Of the three main protagonists, the most interesting is Jack Quller. He is a cerebral agent, who places premium on understanding the identified enemy rather than demonising it in crude stereotypes. Miranda Powers first sees Queller at the graduation seminar at the Bureau of the Diplomatic Security, Washington where she has trained. Queller is one of the speakers at the ceremony. This is how Quller starts his speech: ‘If the main threat to the world peace is to emerge out of Islam let’s at least understand it. It is because it is misunderstood that Islam as a whole is feared, that it is perceived as extreme in its totality. That’s way off target.’ At another point he maintains that Islam lends itself to distortion by the terrorists because of the low value it places on the material world. If you believe something the human frame includes is merely an illusion, it is easier to destroy it. These quasi-philosophical accounts—which impress you as very reasonable and sensible—are interspersed with Queller’s account of his actual meetings with Bin Laden when he was the go-between the CIA and the multimillionaire Laden who, at that time, had vowed to rid the Islamic land of Afghanistan of the anti-God Soviets. These encounters, while slightly stagy, do not strike as ludicrous. Foden does not attempt to give us insight into Bin Laden’s mind, but neither does he demonise the founder of Al Qaeda. (The name of the organization, we are informed, was inspired from an Isaac Asimov novel!)

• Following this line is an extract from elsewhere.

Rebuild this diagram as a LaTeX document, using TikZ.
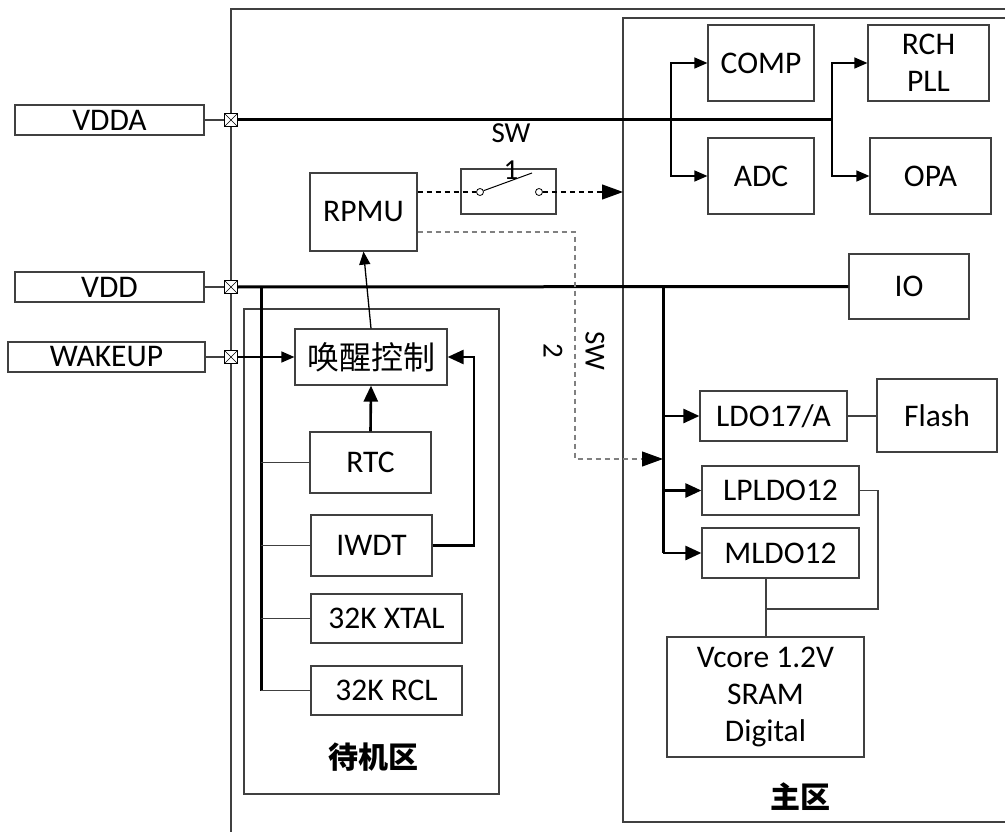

The approach of Queller is contrasted with his other, younger and slightly gung-ho colleagues in the organization. Miranda Powers, the callow executive assistant of security in the Dar Embassy, too, is an endearing character, who gets the reader’s sympathy when the CIA investigating officer who arrives in Dar following the bombings tries to pin the blame on her for lapses in security. The chain of events that brings Nick Karolides and Miranda together and sucks them into the vortex of events is utterly believable.
By contrast the depiction of Khaled, the junior member of the terrorist group, is somewhat formulaic, if not exactly weak. Khaled—Foden apparently based this character on a real-life Zanzibari terrorist, Khalfan Kamis Mohammed, who was sentenced to life imprisonment in a federal court in New York for his role in the 1998 bombing—is recruited to Al Qaeda after he finds his parents murdered in their house; an Al-Qaeda ‘recruiting agent’ convinces Khaled that the parents were murdered by the Americans for the father’s link with Al-Qaeda. Khaled is depicted as a gullible young Muslim man who joins Al-Qaeda not because he is brainwashed into believing Bin Laden’s, hateful, violent rhetoric but because he identifies the America, the geo-political entity, as responsible for the murder of his parents. Khaled is a simple, probably not excessively bright, man. Foden brilliantly brings to fore the confused state of what passes for Khaled’s mind and the ambivalence towards the method espoused by Bin Laden’s brand of Islam to achieve eternal bliss by a subtle change in the narrative style: the sentences become short, more passive, bringing into relief the passive, helpless flotsam that has becomes Khaled’s life. Formulaic it might be, Khaled’s predicament does not fail to move the reader. As the war on terror rages on in Afghanistan, you cannot help thinking that there is no more effective advertisements for Al-Qaeda than the innocent civilians ‘collaterally damaged’ by the American drones.
Foden (who grew up in Africa) writes about Africa with great tenderness and compassion , without, at any time, descending into patronizing sympathy or excessive sentimentality. As the novel slowly builds up towards the climax, Foden describes in rich detail the ecology of the islands surrounding Tanzania. It probably dilutes the focus of the novel (if Foden’s intention was solely to write a thriller) it is no less insightful and enjoyable for that. This is a writer who clearly has a great fondness for Africa.
Gile's Foden's debut novel, The Last King of Scotland, became a worldwide best-seller and was also made into a successful Hollywood film. His subsequent novels (he has written three more) have not reached the dizzy height of The Last King of Scotland. Which is a shame; Foden is a mightily talented writer. Zanzibar is more than just an entertaining thriller. It is a novel that exudes ideas, and is very impressive in its attempt to understand ‘the enemy’ that goes beyond the ridiculous, two-dimensional, demonizing stereotype that seems to hold sway these days. A very wise novel.